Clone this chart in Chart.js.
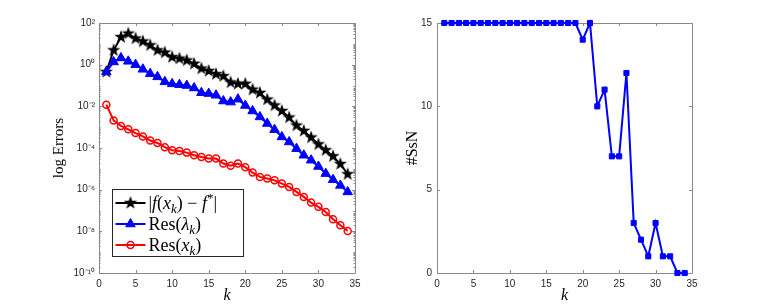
<!DOCTYPE html>
<html>
<head>
<meta charset="utf-8">
<script src="https://cdn.jsdelivr.net/npm/chart.js@4.4.0/dist/chart.umd.min.js"></script>
<style>
  body { margin: 0; background: #fff; }
  #wrap { position: relative; width: 766px; height: 307px; }
  canvas { position: absolute; top: 0; }
</style>
</head>
<body>
<div id="wrap">
  <canvas id="errChart" width="383" height="307" style="left:0"></canvas>
  <canvas id="ssnChart" width="383" height="307" style="left:383px"></canvas>
</div>
<script>
// iterations
var k = [1, 2, 3, 4, 5, 6, 7, 8, 9, 10, 11, 12, 13, 14, 15, 16, 17,
         18, 19, 20, 21, 22, 23, 24, 25, 26, 27, 28, 29, 30, 31, 32, 33, 34];

// left panel, |f(x_k) - f*|
var fGap = [0.45, 4.9, 21, 31, 18, 13, 8.5, 4.9, 3.8, 2.3, 1.95, 1.6, 1.1, 0.65, 0.5,
            0.35, 0.28, 0.14, 0.12, 0.12, 0.063, 0.044, 0.021, 0.011, 6.0e-3,
            2.9e-3, 1.2e-3, 6.6e-4, 3.2e-4, 1.5e-4, 7.8e-5, 4.0e-5, 1.7e-5, 5.5e-6];
// Res(lambda_k)
var resLambda = [0.45, 1.35, 2.1, 1.45, 1.0, 0.6, 0.37, 0.26, 0.15, 0.12, 0.11, 0.1, 0.076,
                 0.045, 0.041, 0.034, 0.018, 0.016, 0.022, 0.011, 6.0e-3, 3.1e-3, 1.5e-3,
                 7.6e-4, 3.4e-4, 1.95e-4, 9.3e-5, 4.5e-5, 2.6e-5, 1.3e-5, 5.9e-6, 3.0e-6,
                 1.6e-6, 7.8e-7];
// Res(x_k)
var resX = [1.2e-2, 2.1e-3, 1.15e-3, 7.9e-4, 5.2e-4, 3.6e-4, 2.3e-4, 1.75e-4, 1.1e-4, 7.8e-5,
            7.2e-5, 6.0e-5, 4.5e-5, 3.7e-5, 3.1e-5, 3.1e-5, 1.8e-5, 1.4e-5, 1.8e-5, 1.2e-5,
            6.6e-6, 4.1e-6, 3.4e-6, 2.8e-6, 1.95e-6, 1.35e-6, 7.8e-7, 4.5e-7, 2.4e-7, 1.5e-7,
            8.5e-8, 3.8e-8, 1.95e-8, 1.05e-8];

// right panel, #SsN
var ssn = [15, 15, 15, 15, 15, 15, 15, 15, 15, 15, 15, 15, 15, 15, 15, 15, 15, 15, 15,
           14, 15, 10, 11, 7, 7, 12, 3, 2, 1, 3, 1, 1, 0, 0];

var errTicks = [1e-10, 1e-8, 1e-6, 1e-4, 1e-2, 1, 1e2];
var errTickLabels = ['10\u207B\u00B9\u2070', '10\u207B\u2078', '10\u207B\u2076', '10\u207B\u2074',
                     '10\u207B\u00B2', '10\u2070', '10\u00B2'];

var legendLabels = [
  [['|', 'r'], ['f', 'i'], ['(', 'r'], ['x', 'i'], ['k', 'sub'], [') \u2212 ', 'r'], ['f', 'i'], ['*', 'sup'], ['|', 'r']],
  [['Res(', 'r'], ['\u03BB', 'i'], ['k', 'sub'], [')', 'r']],
  [['Res(', 'r'], ['x', 'i'], ['k', 'sub'], [')', 'r']]
];

function pts(ys) {
  return k.map(function (x, i) { return {x: x, y: ys[i]}; });
}

// filled pentagram marker
function makeStar(r, color) {
  var c = document.createElement('canvas');
  var s = Math.ceil(r * 2 + 2);
  c.width = s; c.height = s;
  var g = c.getContext('2d');
  g.beginPath();
  for (var i = 0; i < 10; i++) {
    var rr = i % 2 ? r * 0.4 : r;
    var a = -Math.PI / 2 + i * Math.PI / 5;
    g.lineTo(s / 2 + rr * Math.cos(a), s / 2 + rr * Math.sin(a));
  }
  g.closePath();
  g.fillStyle = color;
  g.fill();
  return c;
}
var star = makeStar(7, '#000');

var tickFont = {family: '"Liberation Sans", Arial, sans-serif', size: 10};
var tickColor = '#262626';
var serif = '"Liberation Serif", "Times New Roman", serif';

// box + inward ticks like matlab
var boxPlugin = {
  id: 'matlabBox',
  beforeDatasetsDraw: function (chart, args, opts) {
    var a = chart.chartArea, ctx = chart.ctx;
    var xs = chart.scales.x, ys = chart.scales.y;
    ctx.save();
    ctx.strokeStyle = '#8a8a8a';
    ctx.lineWidth = 1;
    ctx.beginPath();
    ctx.rect(Math.round(a.left) + 0.5, Math.round(a.top) + 0.5,
             Math.round(a.right - a.left), Math.round(a.bottom - a.top));
    xs.ticks.forEach(function (t) {
      var px = Math.round(xs.getPixelForValue(t.value)) + 0.5;
      ctx.moveTo(px, a.bottom); ctx.lineTo(px, a.bottom - 3);
      ctx.moveTo(px, a.top); ctx.lineTo(px, a.top + 3);
    });
    ys.ticks.forEach(function (t) {
      var py = Math.round(ys.getPixelForValue(t.value)) + 0.5;
      ctx.moveTo(a.left, py); ctx.lineTo(a.left + 3, py);
      ctx.moveTo(a.right, py); ctx.lineTo(a.right - 3, py);
    });
    (opts.minor || []).forEach(function (v) {
      var py = Math.round(ys.getPixelForValue(v)) + 0.5;
      ctx.moveTo(a.left, py); ctx.lineTo(a.left + 1.5, py);
      ctx.moveTo(a.right, py); ctx.lineTo(a.right - 1.5, py);
    });
    ctx.stroke();
    ctx.restore();
  }
};

function drawRich(ctx, parts, x, y) {
  parts.forEach(function (p) {
    var st = p[1];
    var size = (st === 'sub' || st === 'sup') ? 13 : 18;
    var it = st === 'i' || st === 'sub';
    ctx.font = (it ? 'italic ' : '') + size + 'px ' + serif;
    var dy = st === 'sub' ? 4 : (st === 'sup' ? -7 : 0);
    ctx.fillText(p[0], x, y + dy);
    x += ctx.measureText(p[0]).width;
  });
}

// legend box in the lower left of the chart area
var legendPlugin = {
  id: 'mathLegend',
  afterDatasetsDraw: function (chart) {
    var a = chart.chartArea, ctx = chart.ctx;
    var bx = a.left + 13.5, by = a.top + 166.5, bw = 131, bh = 67;
    ctx.save();
    ctx.fillStyle = '#fff';
    ctx.fillRect(bx, by, bw, bh);
    ctx.strokeStyle = '#262626';
    ctx.lineWidth = 1;
    ctx.strokeRect(bx, by, bw, bh);
    chart.data.datasets.forEach(function (ds, i) {
      var cy = by + 13.5 + i * 21;
      ctx.strokeStyle = ds.borderColor;
      ctx.lineWidth = 2;
      ctx.beginPath();
      ctx.moveTo(bx + 3, cy); ctx.lineTo(bx + 33, cy);
      ctx.stroke();
      ctx.fillStyle = ds.pointBackgroundColor;
      ctx.strokeStyle = ds.borderColor;
      ctx.lineWidth = ds.pointBorderWidth;
      Chart.helpers.drawPoint(ctx, {
        pointStyle: ds.pointStyle, radius: ds.pointRadius, rotation: 0,
        borderWidth: ds.pointBorderWidth
      }, bx + 18, cy);
      ctx.fillStyle = '#000';
      ctx.textBaseline = 'alphabetic';
      drawRich(ctx, legendLabels[i], bx + 36, cy + 6);
    });
    ctx.restore();
  }
};

// minor ticks for the log axis
var minorTicks = [];
for (var e = -10; e < 2; e++) {
  for (var m = 1; m < 10; m++) {
    if (m === 1 && e % 2 === 0) continue;
    minorTicks.push(m * Math.pow(10, e));
  }
}

new Chart(document.getElementById('errChart'), {
  type: 'line',
  data: {
    datasets: [
      {data: pts(fGap), borderColor: '#000', borderWidth: 2, pointStyle: star, clip: false,
       pointRadius: 7, pointBackgroundColor: '#000', pointBorderWidth: 0, order: 3},
      {data: pts(resLambda), borderColor: '#0000ff', borderWidth: 2, pointStyle: 'triangle', clip: false,
       pointRadius: 5.5, pointBackgroundColor: '#0000ff', pointBorderWidth: 1, order: 2},
      {data: pts(resX), borderColor: '#ff0000', borderWidth: 2, pointStyle: 'circle', clip: false,
       pointRadius: 3.5, pointBackgroundColor: 'rgba(0,0,0,0)', pointBorderWidth: 1.5, order: 1}
    ]
  },
  options: {
    responsive: false,
    animation: false,
    devicePixelRatio: 1,
    layout: {padding: {left: 44, right: 28, top: 23, bottom: 0}},
    plugins: {legend: {display: false}, tooltip: {enabled: false}, matlabBox: {minor: minorTicks}},
    scales: {
      x: {
        type: 'linear', min: 0, max: 35,
        grid: {display: false, drawTicks: false}, border: {display: false},
        ticks: {stepSize: 5, font: tickFont, color: tickColor, padding: 5, maxRotation: 0},
        title: {display: true, text: 'k', font: {family: serif, size: 16, style: 'italic'},
                color: '#000', padding: {top: 0, bottom: 2}},
        afterFit: function (s) { s.height = 34; }
      },
      y: {
        type: 'logarithmic', min: 1e-10, max: 1e2,
        grid: {display: false, drawTicks: false}, border: {display: false},
        afterBuildTicks: function (s) { s.ticks = errTicks.map(function (v) { return {value: v}; }); },
        ticks: {
          font: tickFont, color: tickColor, padding: 4,
          callback: function (v) { return errTickLabels[errTicks.indexOf(v)]; }
        },
        title: {display: true, text: 'log Errors', font: {family: serif, size: 15},
                color: '#000', padding: {top: 6, bottom: 0}},
        afterFit: function (s) { s.width = 55; }
      }
    }
  },
  plugins: [boxPlugin, legendPlugin]
});

new Chart(document.getElementById('ssnChart'), {
  type: 'line',
  data: {
    datasets: [
      {data: pts(ssn), borderColor: '#0000ff', borderWidth: 2, pointStyle: 'rect', clip: false,
       pointRadius: 3.6, pointBackgroundColor: '#0000ff', pointBorderWidth: 1}
    ]
  },
  options: {
    responsive: false,
    animation: false,
    devicePixelRatio: 1,
    layout: {padding: {left: 14, right: 74, top: 23, bottom: 0}},
    plugins: {legend: {display: false}, tooltip: {enabled: false}, matlabBox: {}},
    scales: {
      x: {
        type: 'linear', min: 0, max: 35,
        grid: {display: false, drawTicks: false}, border: {display: false},
        ticks: {stepSize: 5, font: tickFont, color: tickColor, padding: 5, maxRotation: 0},
        title: {display: true, text: 'k', font: {family: serif, size: 16, style: 'italic'},
                color: '#000', padding: {top: 0, bottom: 2}},
        afterFit: function (s) { s.height = 34; }
      },
      y: {
        type: 'linear', min: 0, max: 15,
        grid: {display: false, drawTicks: false}, border: {display: false},
        ticks: {stepSize: 5, font: tickFont, color: tickColor, padding: 5},
        title: {display: true, text: '#SsN', font: {family: serif, size: 16},
                color: '#000', padding: {top: 6, bottom: 0}},
        afterFit: function (s) { s.width = 40; }
      }
    }
  },
  plugins: [boxPlugin]
});
</script>
</body>
</html>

════════

Written problem: Every line from the start of the listing above through the line with "32, 33, 34];" should be repeated exactly; skip the pictures and add nothing else.

Exercise response:
Clone this chart in Chart.js.
<!DOCTYPE html>
<html>
<head>
<meta charset="utf-8">
<script src="https://cdn.jsdelivr.net/npm/chart.js@4.4.0/dist/chart.umd.min.js"></script>
<style>
  body { margin: 0; background: #fff; }
  #wrap { position: relative; width: 766px; height: 307px; }
  canvas { position: absolute; top: 0; }
</style>
</head>
<body>
<div id="wrap">
  <canvas id="errChart" width="383" height="307" style="left:0"></canvas>
  <canvas id="ssnChart" width="383" height="307" style="left:383px"></canvas>
</div>
<script>
// iterations
var k = [1, 2, 3, 4, 5, 6, 7, 8, 9, 10, 11, 12, 13, 14, 15, 16, 17,
         18, 19, 20, 21, 22, 23, 24, 25, 26, 27, 28, 29, 30, 31, 32, 33, 34];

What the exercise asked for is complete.